Despite market bumps, start-up humps, hemp to be a 2020 cash crop in Florida
The Florida Department of Agriculture expects to receive 8,000 applications by December and issue 3,000 cultivation permits early next year when the state rolls out its new industrial hemp program.
Some officials estimate the crop could eventually spawn a $30 billion annual industry in the Sunshine State but, as the Senate Agriculture Committee learned Tuesday, the rosy prospectus comes with thorns.
While 37 states have authorized industrial hemp programs in the two years since the crop was legalized under the federal 2018 Farm Bill, all await approval and guidance from the U.S. Department of Agriculture (USDA).
Yet, according to HempBenchmarks.com, there are already more than 400,000 acres producing hemp in 34 states under the 2014 Farm Bill’s pilot program, outpacing processing capacity and market development. As a result, the new domestic commodity’s price has been falling since May.
Nevertheless, State Director of Cannabis Holly Bell told lawmakers, “homegrown” hemp will be a “several million dollar industry that will become hundreds of millions in the next two years.”

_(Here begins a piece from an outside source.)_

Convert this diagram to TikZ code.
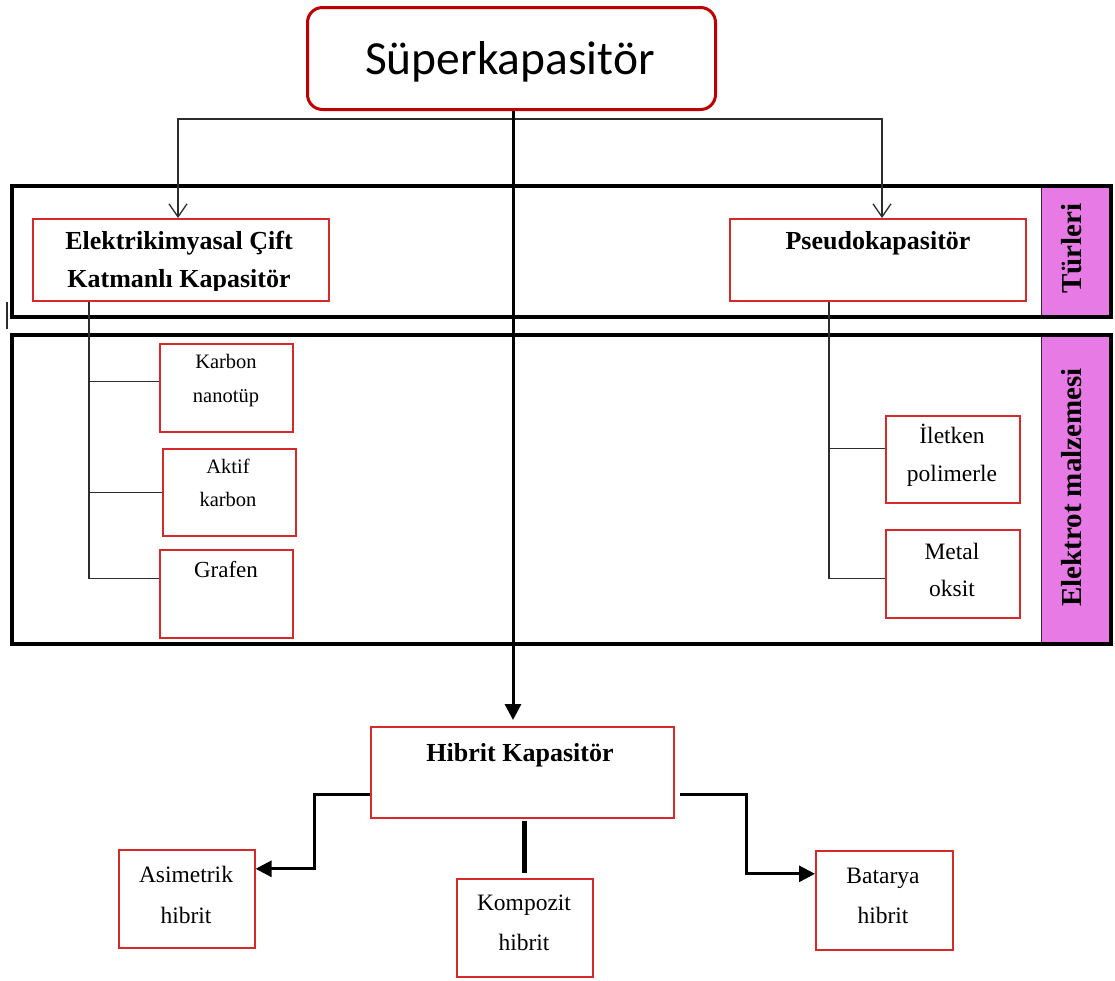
\documentclass[tikz,border=0pt]{standalone}
\usepackage{fontspec}
\setmainfont{Liberation Serif}
\newfontfamily\calibfont{Carlito}
\usetikzlibrary{arrows.meta}
\definecolor{boxred}{RGB}{214,42,42}
\definecolor{topred}{RGB}{192,0,0}
\definecolor{bandpink}{RGB}{232,122,230}
\definecolor{linkgray}{RGB}{45,45,45}
\newcommand\setfs[1]{\fontsize{#1pt}{#1pt}\selectfont}
\begin{document}
\begin{tikzpicture}[x=1pt,y=-1pt,
  redbox/.style={draw=boxred, line width=1.6pt, rectangle, inner sep=0pt, anchor=north west},
  bandbox/.style={draw=black, line width=4pt, rectangle, inner sep=0pt, anchor=north west},
  pinkcol/.style={draw=linkgray, line width=1.2pt, fill=bandpink, rectangle, inner sep=0pt, anchor=north west},
  txt/.style={inner sep=0pt, anchor=base},
  btxt/.style={txt, font=\bfseries\setfs{26}},
  sidetxt/.style={txt, rotate=90, font=\bfseries\setfs{29}},
  thinlink/.style={draw=linkgray, line width=1.3pt},
  openarrow/.style={thinlink, {Straight Barb[length=13pt,width=18pt]}-{Straight Barb[length=13pt,width=18pt]}},
  boldlink/.style={draw=black, line width=3pt, -{Triangle[length=16pt,width=16pt]}},
]
\useasboundingbox (0,0) rectangle (1115,980);

% side labels (pink columns) and the two framed bands
\node[pinkcol, minimum width=68pt, minimum height=131pt] (pk1) at (1041,184) {};
\node[pinkcol, minimum width=68pt, minimum height=309pt] (pk2) at (1041,333) {};
\node[bandbox, minimum width=1099pt, minimum height=131pt] (band1) at (10,184) {};
\node[bandbox, minimum width=1099pt, minimum height=309pt] (band2) at (10,333) {};
\draw[line width=1.5pt, linkgray] (7,302) -- (7,329);
\node[sidetxt] (turleri) at (1081,248.5) {Türleri};
\node[sidetxt] (elmalz) at (1081,487.5) {Elektrot malzemesi};

% top node
\node[draw=topred, line width=3pt, rounded corners=15pt, inner sep=0pt, anchor=north west,
      minimum width=408pt, minimum height=102pt] (sk) at (306,6) {};
\node[txt, font=\calibfont\setfs{47.5}] (skt) at (510,74) {Süperkapasitör};

% capacitor types
\node[redbox, minimum width=296pt, minimum height=82pt] (ecl) at (32,218) {};
\node[btxt] (ecl1) at (179,249) {Elektrikimyasal Çift};
\begin{scope}
  \clip (30,255) rectangle (330,290);
  \node[btxt] (ecl2) at (179,287) {Katmanlı Kapasitör};
\end{scope}
\node[redbox, minimum width=296pt, minimum height=82pt] (pk) at (729,218) {};
\node[btxt] (pkt) at (878,249) {Pseudokapasitör};

% electrode materials, left
\node[redbox, minimum width=133pt, minimum height=88pt] (kn) at (159,343) {};
\node[txt, font=\setfs{20.5}] (kn1) at (226,368) {Karbon};
\node[txt, font=\setfs{20.5}] (kn2) at (226,402) {nanotüp};
\node[redbox, minimum width=133pt, minimum height=87pt] (ak) at (162,448) {};
\node[txt, font=\setfs{20.5}] (ak1) at (228,473) {Aktif};
\node[txt, font=\setfs{20.5}] (ak2) at (228,506) {karbon};
\node[redbox, minimum width=133pt, minimum height=88pt] (gr) at (159,549) {};
\node[txt, font=\setfs{23}] (gr1) at (226,577) {Grafen};

% electrode materials, right
\node[redbox, minimum width=134pt, minimum height=87pt] (ip) at (885,415) {};
\node[txt, font=\setfs{23.5}] (ip1) at (952,443) {İletken};
\node[txt, font=\setfs{23.5}] (ip2) at (952,481) {polimerle};
\node[redbox, minimum width=134pt, minimum height=88pt] (mo) at (885,529) {};
\node[txt, font=\setfs{23.5}] (mo1) at (952,559) {Metal};
\node[txt, font=\setfs{23.5}] (mo2) at (952,596) {oksit};

% hybrid capacitor and its kinds
\node[redbox, minimum width=303pt, minimum height=91pt] (hk) at (370,726) {};
\node[btxt] (hkt) at (520,761) {Hibrit Kapasitör};
\node[redbox, minimum width=136pt, minimum height=98pt] (am) at (118,849) {};
\node[txt, font=\setfs{23.5}] (am1) at (186,882) {Asimetrik};
\node[txt, font=\setfs{23.5}] (am2) at (186,923) {hibrit};
\node[redbox, minimum width=136pt, minimum height=98pt] (kh) at (456,878) {};
\node[txt, font=\setfs{23.5}] (kh1) at (524,910) {Kompozit};
\node[txt, font=\setfs{23.5}] (kh2) at (524,950) {hibrit};
\node[redbox, minimum width=137pt, minimum height=99pt] (bh) at (815,850) {};
\node[txt, font=\setfs{23.5}] (bh1) at (883,883) {Batarya};
\node[txt, font=\setfs{23.5}] (bh2) at (883,923) {hibrit};

% connector guide points
\coordinate (cx) at (513,0);
\coordinate (jl) at (178,119);
\coordinate (jr) at (882,119);
\coordinate (vl) at (89,0);
\coordinate (vr) at (829,0);

% branches to the two capacitor types
\draw[openarrow] (ecl.north -| jl) -- (jl) -- (jr) -- (pk.north -| jr);

% trunk from the top node down to the hybrid capacitor
\draw[boldlink, shorten >=6pt] (sk.south -| cx) -- (hk.north -| cx);

% material trees
\draw[thinlink] (ecl.south -| vl) -- ([yshift=15pt]gr.west -| vl) -- ([yshift=15pt]gr.west);
\draw[thinlink] ([yshift=6pt]kn.west -| vl) -- ([yshift=6pt]kn.west);
\draw[thinlink] ([yshift=-0.5pt]ak.west -| vl) -- ([yshift=-0.5pt]ak.west);
\draw[thinlink] (pk.south -| vr) -- ([yshift=-5pt]mo.west -| vr) -- ([yshift=-5pt]mo.west);
\draw[thinlink] ([yshift=10.5pt]ip.west -| vr) -- ([yshift=10.5pt]ip.west);

% hybrid kinds
\draw[boldlink] ([yshift=-22.5pt]hk.west) -- ++(-56,0) |- ([yshift=30pt]am.east);
\draw[draw=black, line width=5pt, shorten <=2pt, shorten >=5pt] (hk.south -| kh.north) -- (kh.north);
\draw[boldlink] ([xshift=5pt,yshift=-22.5pt]hk.east) -- ++(67,0) |- ([yshift=26.5pt]bh.west);
\end{tikzpicture}
\end{document}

Bell said Colorado, Vermont, New York, Kentucky and Tennessee are among states that have given farmers the green light to grow hemp after submitting plans to the USDA months ago without any federal interference.
Florida will do as well in early 2020, Bell said, although she expects USDA guidance before year’s end.
“Everybody else is doing it,” she said. The USDA has “not intervened and stopped any state. By December, if everything goes well, our team is ready to issue permits.”
Bell, hired in February by Agriculture Commissioner Nikki Fried as the state’s first cannabis czar after helping Tennessee establish its hemp industry during two decades of developing marijuana industries, said Florida’s program will include a workforce component and an automated permit process.
Without the USDA’s approval of the state’s program, however, Agriculture Committee Chairman Sen. Ben Albritton, R-Bartow, a Central Florida farmer, said many farmers who may be interested in adding hemp to their crop mix, – like himself – will be hesitant to do so until the feds sign off.
Sen. Bill Montford, D-Tallahassee, said hemp could be help the Panhandle recover from 2018’s Hurricane Michael.
In a February hearing before the Senate Agriculture Committee on Senate Bill 1020 – the 2019 bill lawmakers approved to create the state’s hemp program – University of Florida North Florida Research & Education Center Director Glen Aiken recommended hemp and hops as alternative crops for Panhandle farmers recovering from October’s Category 5 storm.
Aiken said there is increasing demand for hemp, which can be used for high-quality fibers and ropes, clothing, even as food.
“I know of an entrepreneur in Kentucky that processes hemp sausage,” he said. “It’s hemp and pork combined. I had some. It’s not the best sausage I’ve ever ate, but it wasn’t too bad either.”
During Tuesday’s pre-session committee primer, agricultural scientists from the University of Florida and FAMU gave presentations of hemp’s prospects in the Sunshine State.
UF Director Dr. Robert Gilbert feared growers could “get ahead of the science” on hemp and said there will be an “emerging crops” summit sometime soon.
Creating a state industrial hemp program has been a priority for Fried since she assumed office in January after being the only Democrat elected to a statewide office in November.
“It’s going to cause an industrial revolution in our state and across the country,” she said in support of SB 1020, noting hemp has as many as 35,000 different uses and its market as a cash crop is only getting brighter as it is considered as a biodegradable replacement for Styrofoam, plastic and paper.
SB 1020, sponsored by Sen. Rob Bradley, R-Fleming Island, was adopted by the House in a 112-1 vote and by the Senate in a 39-0 tally.